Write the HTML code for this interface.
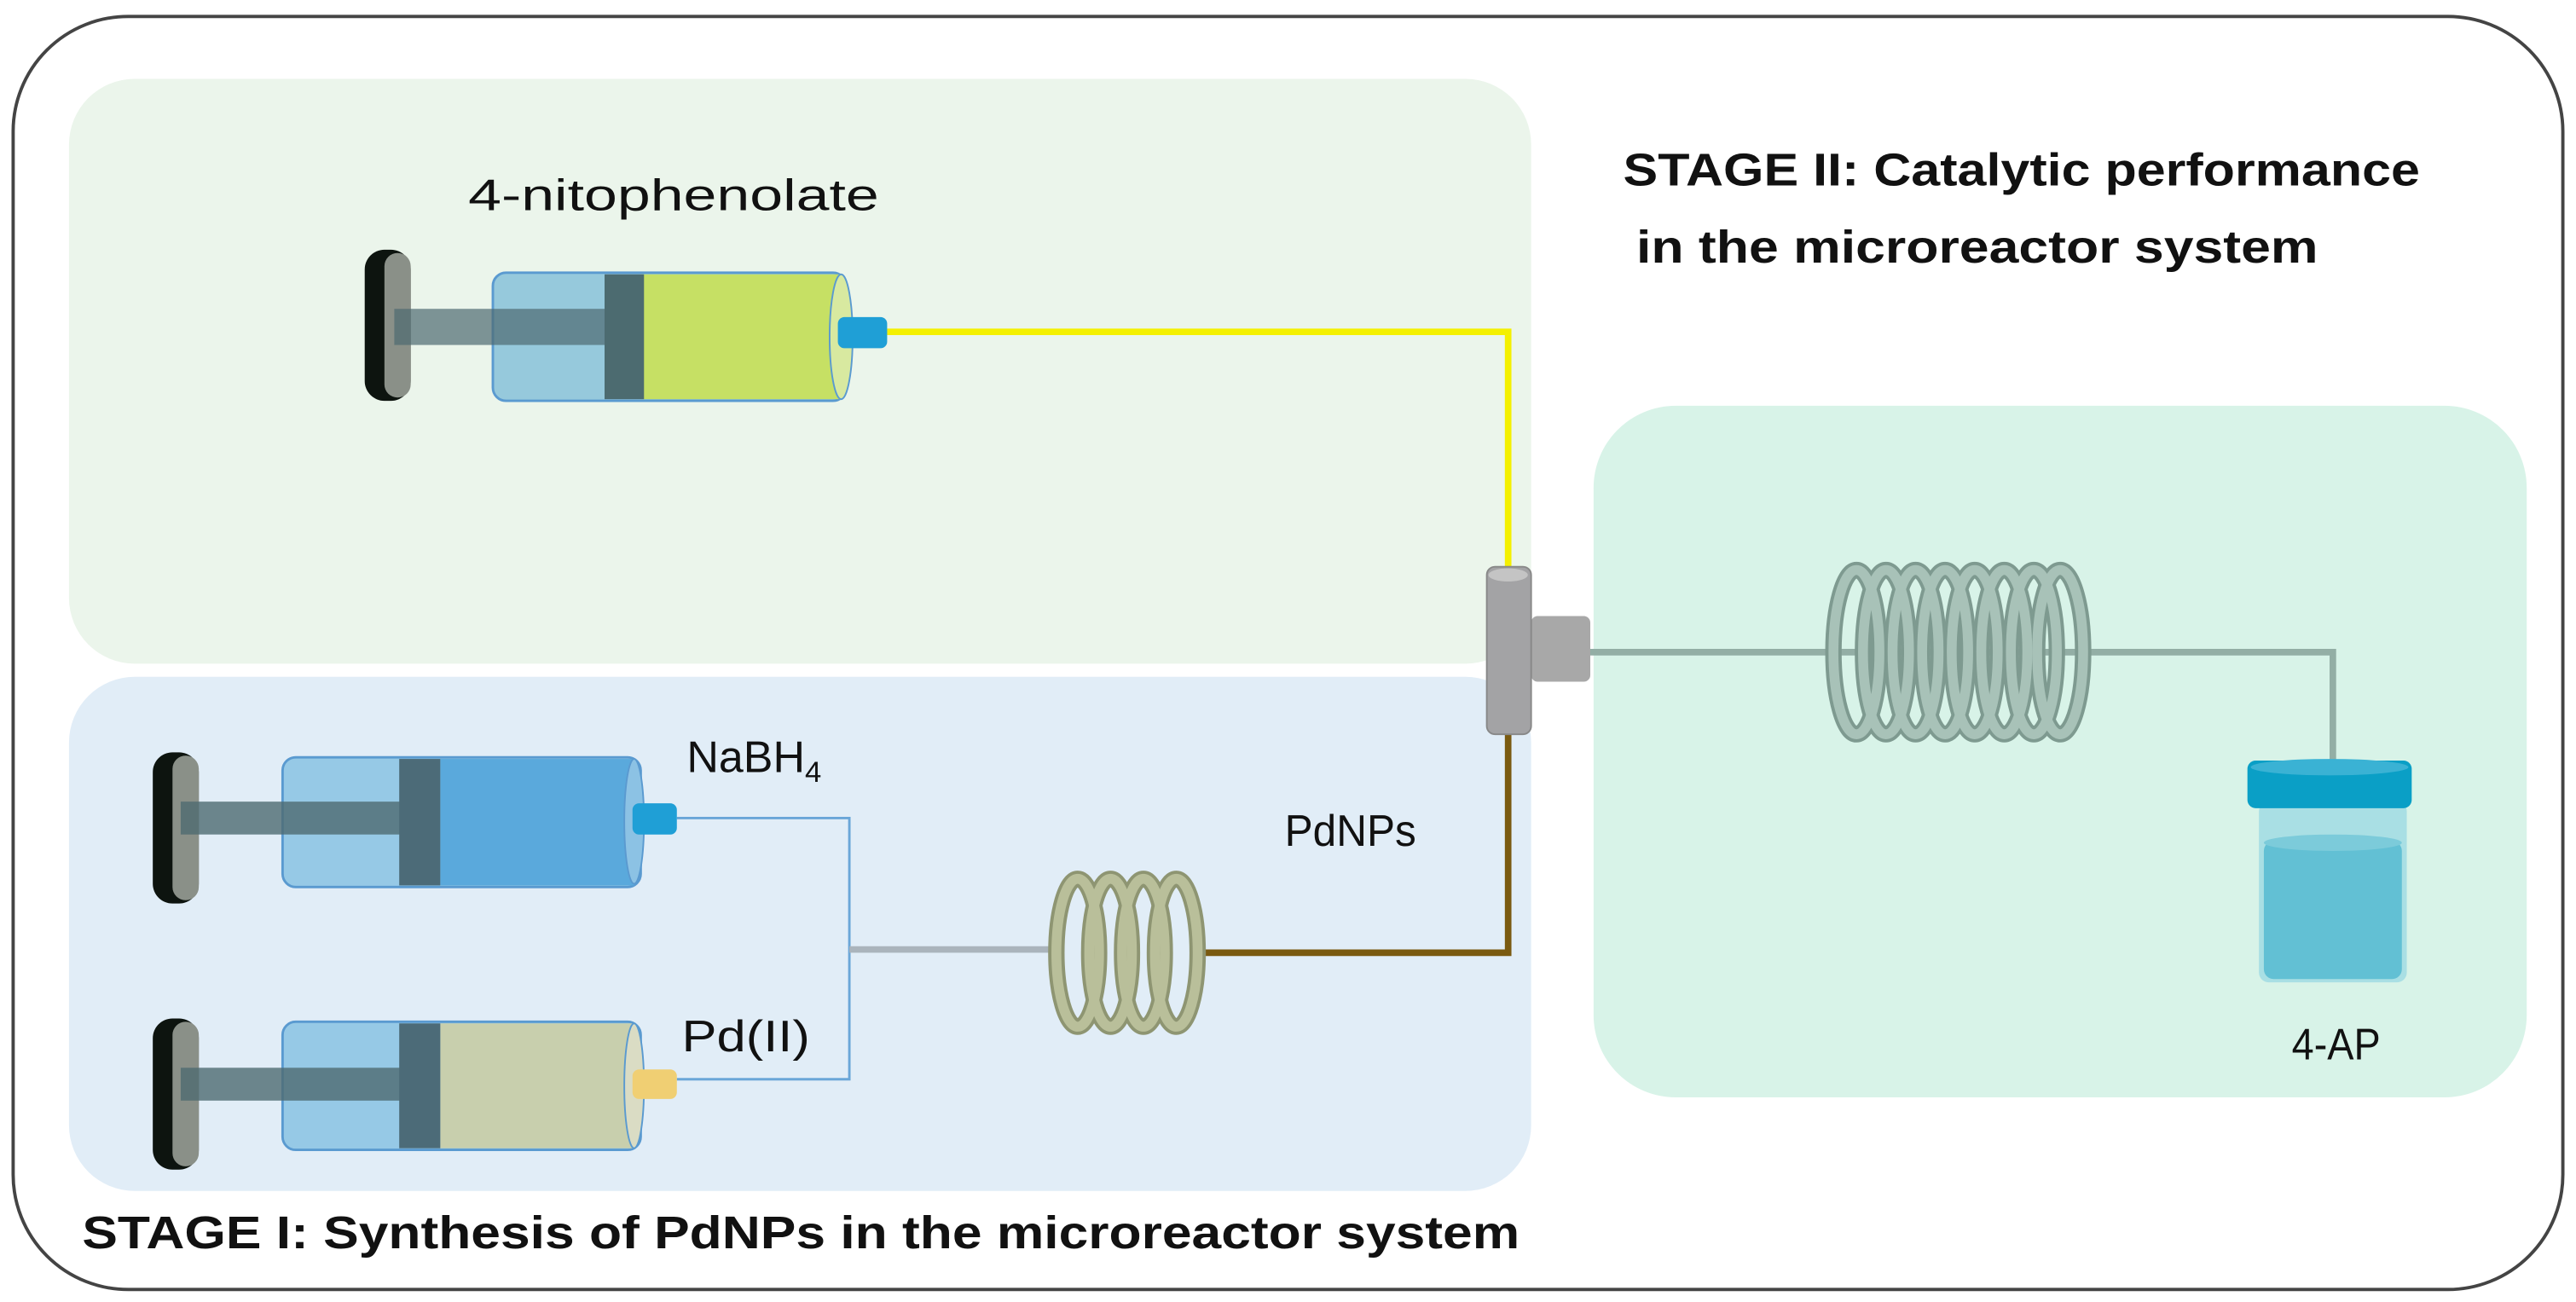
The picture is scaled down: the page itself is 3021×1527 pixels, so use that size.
<!DOCTYPE html>
<html><head><meta charset="utf-8"><style>
html,body{margin:0;padding:0;background:#fff;}
svg{display:block;}
text{font-family:"Liberation Sans","DejaVu Sans",sans-serif;fill:#111;}
</style></head><body>
<svg width="3021" height="1527" viewBox="0 0 1568 792.6" preserveAspectRatio="none" xmlns="http://www.w3.org/2000/svg">
<defs>
<g id="plunger">
  <rect x="0" y="0" width="28" height="92" rx="12" fill="#0d140f"/>
  <rect x="12" y="2" width="16" height="88" rx="8" fill="#8a9088"/>
</g>
</defs>
<rect x="8" y="10" width="1552" height="775" rx="70" fill="#fff" stroke="#444" stroke-width="2"/>
<rect x="42" y="48" width="890" height="356" rx="40" fill="#ebf5eb"/>
<rect x="42" y="412" width="890" height="313" rx="40" fill="#e1edf7"/>
<rect x="970" y="247" width="568" height="421" rx="50" fill="#d8f3e8"/>

<text x="285" y="128" font-size="27" textLength="250" lengthAdjust="spacingAndGlyphs">4-nitophenolate</text>
<text x="988" y="113" font-size="28" font-weight="bold" textLength="485" lengthAdjust="spacingAndGlyphs">STAGE II: Catalytic performance</text>
<text x="996" y="160" font-size="28" font-weight="bold" textLength="415" lengthAdjust="spacingAndGlyphs">in the microreactor system</text>
<text x="50" y="760" font-size="28" font-weight="bold" textLength="875" lengthAdjust="spacingAndGlyphs">STAGE I: Synthesis of PdNPs in the microreactor system</text>
<text x="418" y="470" font-size="27">NaBH<tspan font-size="18" dy="6">4</tspan></text>
<text x="415" y="640" font-size="27" textLength="78" lengthAdjust="spacingAndGlyphs">Pd(II)</text>
<text x="782" y="515" font-size="27" textLength="80" lengthAdjust="spacingAndGlyphs">PdNPs</text>
<text x="1395" y="645" font-size="27" textLength="54" lengthAdjust="spacingAndGlyphs">4-AP</text>

<!-- lines -->
<polyline points="540,202 918,202 918,345" fill="none" stroke="#f4f000" stroke-width="4"/>
<polyline points="412,498 517,498 517,657 412,657" fill="none" stroke="#6aa6d8" stroke-width="1.5"/>
<line x1="517" y1="578" x2="642" y2="578" stroke="#aab4bc" stroke-width="4"/>
<polyline points="728,580 918,580 918,447" fill="none" stroke="#7a5a10" stroke-width="4"/>
<polyline points="968,397 1420,397 1420,470" fill="none" stroke="#93aea5" stroke-width="4"/>

<!-- syringe 1 -->
<use href="#plunger" x="222" y="152"/>
<rect x="300" y="166" width="215" height="78" rx="8" fill="#96c9dc" stroke="#5a9ad0" stroke-width="1.5"/>
<rect x="240" y="188" width="150" height="22" fill="#4d6a70" opacity="0.7"/>
<rect x="390" y="167" width="122" height="76" fill="#c6e064"/>
<rect x="368" y="167" width="24" height="76" fill="#4c6b70"/>
<ellipse cx="512" cy="205" rx="7" ry="38" fill="#d8e9a0" stroke="#5a9ad0" stroke-width="1"/>
<rect x="510" y="193" width="30" height="19" rx="4" fill="#1f9fd6"/>

<!-- syringe 2 -->
<use href="#plunger" x="93" y="458"/>
<rect x="172" y="461" width="218" height="79" rx="8" fill="#96c9e6" stroke="#5a9ad0" stroke-width="1.5"/>
<rect x="110" y="488" width="140" height="20" fill="#4d6a70" opacity="0.8"/>
<rect x="268" y="462" width="118" height="77" fill="#5aa9dc"/>
<rect x="243" y="462" width="25" height="77" fill="#4c6b78"/>
<ellipse cx="386" cy="500" rx="6" ry="38" fill="#8cc2e4" stroke="#5a9ad0" stroke-width="1"/>
<rect x="385" y="489" width="27" height="19" rx="4" fill="#1f9fd6"/>

<!-- syringe 3 -->
<use href="#plunger" x="93" y="620"/>
<rect x="172" y="622" width="218" height="78" rx="8" fill="#96c9e6" stroke="#5a9ad0" stroke-width="1.5"/>
<rect x="110" y="650" width="140" height="20" fill="#4d6a70" opacity="0.8"/>
<rect x="268" y="623" width="118" height="76" fill="#c8cfad"/>
<rect x="243" y="623" width="25" height="76" fill="#4c6b78"/>
<ellipse cx="386" cy="661" rx="6" ry="38" fill="#dadcc4" stroke="#5a9ad0" stroke-width="1"/>
<rect x="385" y="651" width="27" height="18" rx="4" fill="#f0cf73"/>

<!-- small coil -->
<g fill="none" stroke="#8e9572" stroke-width="10">
<ellipse cx="656" cy="580" rx="13" ry="45"/><ellipse cx="676" cy="580" rx="13" ry="45"/><ellipse cx="696" cy="580" rx="13" ry="45"/><ellipse cx="716" cy="580" rx="13" ry="45"/>
</g>
<g fill="none" stroke="#b9bf9a" stroke-width="6">
<ellipse cx="656" cy="580" rx="13" ry="45"/><ellipse cx="676" cy="580" rx="13" ry="45"/><ellipse cx="696" cy="580" rx="13" ry="45"/><ellipse cx="716" cy="580" rx="13" ry="45"/>
</g>

<!-- big coil -->
<g fill="none" stroke="#7e9a90" stroke-width="10">
<ellipse cx="1130" cy="397" rx="14" ry="50"/><ellipse cx="1148" cy="397" rx="14" ry="50"/><ellipse cx="1166" cy="397" rx="14" ry="50"/><ellipse cx="1184" cy="397" rx="14" ry="50"/><ellipse cx="1202" cy="397" rx="14" ry="50"/><ellipse cx="1220" cy="397" rx="14" ry="50"/><ellipse cx="1238" cy="397" rx="14" ry="50"/><ellipse cx="1254" cy="397" rx="14" ry="50"/>
</g>
<g fill="none" stroke="#a8c2b8" stroke-width="6">
<ellipse cx="1130" cy="397" rx="14" ry="50"/><ellipse cx="1148" cy="397" rx="14" ry="50"/><ellipse cx="1166" cy="397" rx="14" ry="50"/><ellipse cx="1184" cy="397" rx="14" ry="50"/><ellipse cx="1202" cy="397" rx="14" ry="50"/><ellipse cx="1220" cy="397" rx="14" ry="50"/><ellipse cx="1238" cy="397" rx="14" ry="50"/><ellipse cx="1254" cy="397" rx="14" ry="50"/>
</g>

<!-- T piece -->
<rect x="932" y="375" width="36" height="40" rx="4" fill="#a8a8a8"/>
<rect x="905" y="345" width="27" height="102" rx="5" fill="#a3a3a5" stroke="#888" stroke-width="1"/>
<ellipse cx="918" cy="350" rx="12" ry="4" fill="#c4c4c4"/>

<!-- vial -->
<rect x="1375" y="488" width="90" height="110" rx="6" fill="#a9dfe4"/>
<rect x="1378" y="512" width="84" height="84" rx="6" fill="#62c0d4"/>
<ellipse cx="1420" cy="513" rx="42" ry="5" fill="#7ccbda"/>
<rect x="1368" y="463" width="100" height="29" rx="5" fill="#0a9fc6"/>
<ellipse cx="1418" cy="467" rx="48" ry="5" fill="#3ab2d4"/>
</svg>
</body></html>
* * * * *
■ **Exercise details**
Keep the pictures out of the copy and return the rest of the data above exactly.

■ **Answer**
Write the HTML code for this interface.
The picture is scaled down: the page itself is 3021×1527 pixels, so use that size.
<!DOCTYPE html>
<html><head><meta charset="utf-8"><style>
html,body{margin:0;padding:0;background:#fff;}
svg{display:block;}
text{font-family:"Liberation Sans","DejaVu Sans",sans-serif;fill:#111;}
</style></head><body>
<svg width="3021" height="1527" viewBox="0 0 1568 792.6" preserveAspectRatio="none" xmlns="http://www.w3.org/2000/svg">
<defs>
<g id="plunger">
  <rect x="0" y="0" width="28" height="92" rx="12" fill="#0d140f"/>
  <rect x="12" y="2" width="16" height="88" rx="8" fill="#8a9088"/>
</g>
</defs>
<rect x="8" y="10" width="1552" height="775" rx="70" fill="#fff" stroke="#444" stroke-width="2"/>
<rect x="42" y="48" width="890" height="356" rx="40" fill="#ebf5eb"/>
<rect x="42" y="412" width="890" height="313" rx="40" fill="#e1edf7"/>
<rect x="970" y="247" width="568" height="421" rx="50" fill="#d8f3e8"/>

<text x="285" y="128" font-size="27" textLength="250" lengthAdjust="spacingAndGlyphs">4-nitophenolate</text>
<text x="988" y="113" font-size="28" font-weight="bold" textLength="485" lengthAdjust="spacingAndGlyphs">STAGE II: Catalytic performance</text>
<text x="996" y="160" font-size="28" font-weight="bold" textLength="415" lengthAdjust="spacingAndGlyphs">in the microreactor system</text>
<text x="50" y="760" font-size="28" font-weight="bold" textLength="875" lengthAdjust="spacingAndGlyphs">STAGE I: Synthesis of PdNPs in the microreactor system</text>
<text x="418" y="470" font-size="27">NaBH<tspan font-size="18" dy="6">4</tspan></text>
<text x="415" y="640" font-size="27" textLength="78" lengthAdjust="spacingAndGlyphs">Pd(II)</text>
<text x="782" y="515" font-size="27" textLength="80" lengthAdjust="spacingAndGlyphs">PdNPs</text>
<text x="1395" y="645" font-size="27" textLength="54" lengthAdjust="spacingAndGlyphs">4-AP</text>

<!-- lines -->
<polyline points="540,202 918,202 918,345" fill="none" stroke="#f4f000" stroke-width="4"/>
<polyline points="412,498 517,498 517,657 412,657" fill="none" stroke="#6aa6d8" stroke-width="1.5"/>
<line x1="517" y1="578" x2="642" y2="578" stroke="#aab4bc" stroke-width="4"/>
<polyline points="728,580 918,580 918,447" fill="none" stroke="#7a5a10" stroke-width="4"/>
<polyline points="968,397 1420,397 1420,470" fill="none" stroke="#93aea5" stroke-width="4"/>

<!-- syringe 1 -->
<use href="#plunger" x="222" y="152"/>
<rect x="300" y="166" width="215" height="78" rx="8" fill="#96c9dc" stroke="#5a9ad0" stroke-width="1.5"/>
<rect x="240" y="188" width="150" height="22" fill="#4d6a70" opacity="0.7"/>
<rect x="390" y="167" width="122" height="76" fill="#c6e064"/>
<rect x="368" y="167" width="24" height="76" fill="#4c6b70"/>
<ellipse cx="512" cy="205" rx="7" ry="38" fill="#d8e9a0" stroke="#5a9ad0" stroke-width="1"/>
<rect x="510" y="193" width="30" height="19" rx="4" fill="#1f9fd6"/>

<!-- syringe 2 -->
<use href="#plunger" x="93" y="458"/>
<rect x="172" y="461" width="218" height="79" rx="8" fill="#96c9e6" stroke="#5a9ad0" stroke-width="1.5"/>
<rect x="110" y="488" width="140" height="20" fill="#4d6a70" opacity="0.8"/>
<rect x="268" y="462" width="118" height="77" fill="#5aa9dc"/>
<rect x="243" y="462" width="25" height="77" fill="#4c6b78"/>
<ellipse cx="386" cy="500" rx="6" ry="38" fill="#8cc2e4" stroke="#5a9ad0" stroke-width="1"/>
<rect x="385" y="489" width="27" height="19" rx="4" fill="#1f9fd6"/>

<!-- syringe 3 -->
<use href="#plunger" x="93" y="620"/>
<rect x="172" y="622" width="218" height="78" rx="8" fill="#96c9e6" stroke="#5a9ad0" stroke-width="1.5"/>
<rect x="110" y="650" width="140" height="20" fill="#4d6a70" opacity="0.8"/>
<rect x="268" y="623" width="118" height="76" fill="#c8cfad"/>
<rect x="243" y="623" width="25" height="76" fill="#4c6b78"/>
<ellipse cx="386" cy="661" rx="6" ry="38" fill="#dadcc4" stroke="#5a9ad0" stroke-width="1"/>
<rect x="385" y="651" width="27" height="18" rx="4" fill="#f0cf73"/>

<!-- small coil -->
<g fill="none" stroke="#8e9572" stroke-width="10">
<ellipse cx="656" cy="580" rx="13" ry="45"/><ellipse cx="676" cy="580" rx="13" ry="45"/><ellipse cx="696" cy="580" rx="13" ry="45"/><ellipse cx="716" cy="580" rx="13" ry="45"/>
</g>
<g fill="none" stroke="#b9bf9a" stroke-width="6">
<ellipse cx="656" cy="580" rx="13" ry="45"/><ellipse cx="676" cy="580" rx="13" ry="45"/><ellipse cx="696" cy="580" rx="13" ry="45"/><ellipse cx="716" cy="580" rx="13" ry="45"/>
</g>

<!-- big coil -->
<g fill="none" stroke="#7e9a90" stroke-width="10">
<ellipse cx="1130" cy="397" rx="14" ry="50"/><ellipse cx="1148" cy="397" rx="14" ry="50"/><ellipse cx="1166" cy="397" rx="14" ry="50"/><ellipse cx="1184" cy="397" rx="14" ry="50"/><ellipse cx="1202" cy="397" rx="14" ry="50"/><ellipse cx="1220" cy="397" rx="14" ry="50"/><ellipse cx="1238" cy="397" rx="14" ry="50"/><ellipse cx="1254" cy="397" rx="14" ry="50"/>
</g>
<g fill="none" stroke="#a8c2b8" stroke-width="6">
<ellipse cx="1130" cy="397" rx="14" ry="50"/><ellipse cx="1148" cy="397" rx="14" ry="50"/><ellipse cx="1166" cy="397" rx="14" ry="50"/><ellipse cx="1184" cy="397" rx="14" ry="50"/><ellipse cx="1202" cy="397" rx="14" ry="50"/><ellipse cx="1220" cy="397" rx="14" ry="50"/><ellipse cx="1238" cy="397" rx="14" ry="50"/><ellipse cx="1254" cy="397" rx="14" ry="50"/>
</g>

<!-- T piece -->
<rect x="932" y="375" width="36" height="40" rx="4" fill="#a8a8a8"/>
<rect x="905" y="345" width="27" height="102" rx="5" fill="#a3a3a5" stroke="#888" stroke-width="1"/>
<ellipse cx="918" cy="350" rx="12" ry="4" fill="#c4c4c4"/>

<!-- vial -->
<rect x="1375" y="488" width="90" height="110" rx="6" fill="#a9dfe4"/>
<rect x="1378" y="512" width="84" height="84" rx="6" fill="#62c0d4"/>
<ellipse cx="1420" cy="513" rx="42" ry="5" fill="#7ccbda"/>
<rect x="1368" y="463" width="100" height="29" rx="5" fill="#0a9fc6"/>
<ellipse cx="1418" cy="467" rx="48" ry="5" fill="#3ab2d4"/>
</svg>
</body></html>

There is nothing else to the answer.